In her recent Atlantic article, Erika Christakis writes about the power of what psychologist Robert Brooks calls “islands of competence”. These are the places in a child’s life where they genuinely feel capable. That feeling of I can do this—in theater, on the soccer field, fixing bikes, babysitting—can quietly rewire how kids see themselves. It’s not about praise or boosting self-esteem. It’s about being actually competent and connected. And that changes everything.
Support Kids to Try Differently
Here’s what I see quite often: a student — middle school through college — spends hours a day in an extra-curricular. Take theater rehearsal, where this student nails complex choreography, collaborates with a cast, memorizes 60 pages of lines—and then goes home and “forgets” to do their math. Parents panic. Teachers sigh. Everyone agrees someone needs to try harder. The teacher needs to be more engaging. The student needs to stop avoiding real work and up their effort game. But that’s the wrong lens. What we should be asking is: What is it about theater that lets this student shine? And how can we build more of that into their school experience?
One possibility? Theater gives structure. It gives deadlines and a team and a physical space with adults and peers who expect contribution from you. It gives a role—not just in the play, but in the community. There’s lighting, sound, props, costumes. School, on the other hand, often offers long timelines to unimaginable future outcomes, rubric-based (but rarely holistic) feedback, and hours of unstructured after school time to fill.
When the Struggle Is Worth It
Sometimes it’s more subtle. A student who is always being told to try harder—even with warmth and good intentions—may shut down, but not because they’re never praised. In fact, many of these kids get a steady stream of “Good job!” and “I’m proud of you!” But if they don’t experience themselves as truly capable somewhere, it doesn’t matter. Kids know the difference between being cheered on and being seen.

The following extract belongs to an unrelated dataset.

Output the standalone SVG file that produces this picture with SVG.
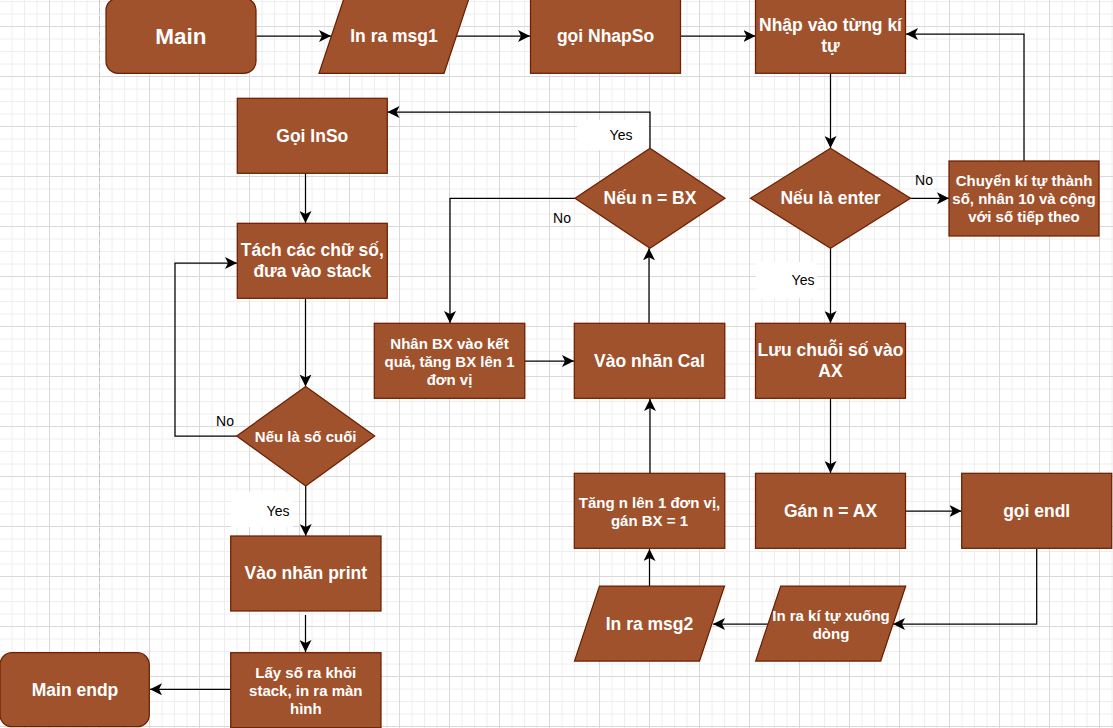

They also feel the difference between being supported and being micromanaged. Motivation isn’t something you give kids by pushing or pulling away. It’s something they build when their strengths are seen, when real structure supports success, and when they’re allowed to struggle without being pathologized for it.
Kids need to build skills in places where things do click, and then bring those skills into harder spaces, with others–including caring adults and especially–peers.

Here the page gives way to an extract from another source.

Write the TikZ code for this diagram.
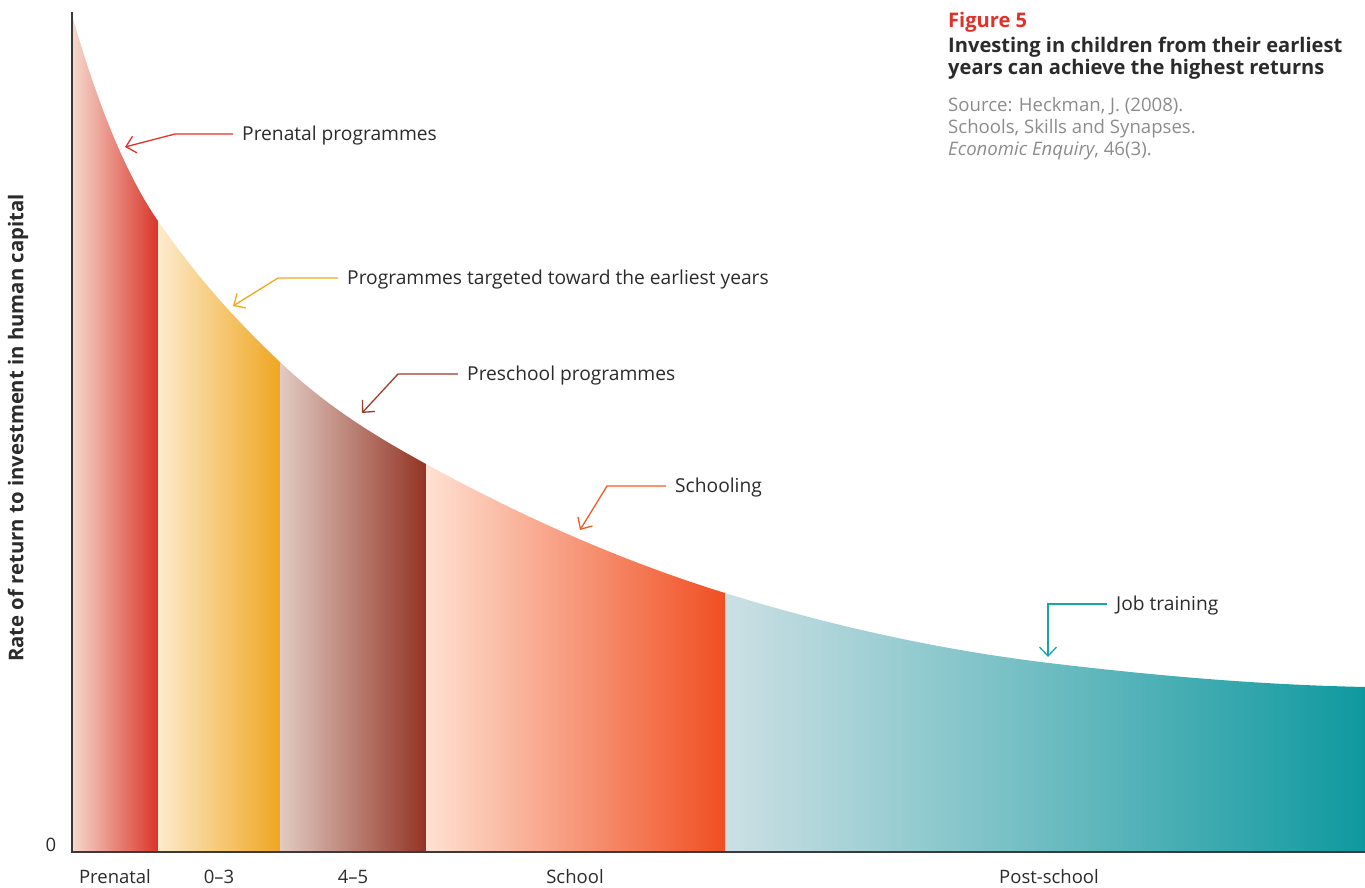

So yes—kids can learn to study even when they’re in theater or sports or working a part-time job. In fact, some of them do better when they’re busier. This is not because pressure builds character, but because structure supports capacity. A packed schedule forces them to make choices, plan ahead, and work with urgency. Having peers in the same activity helps. It normalizes effort, provides a more immediate feedback cycle, and creates momentum.
The quiet message that you’ve got this? It’s not because someone told you so, but because you felt it, somewhere in your life, and you believed it. That’s part of the magic. The after party? It’s delicious because you learned and connected, and earned it…with friends.
Let’s stop telling people to try harder. Let’s start asking: “What’s already working for you?” and learn how to build from there.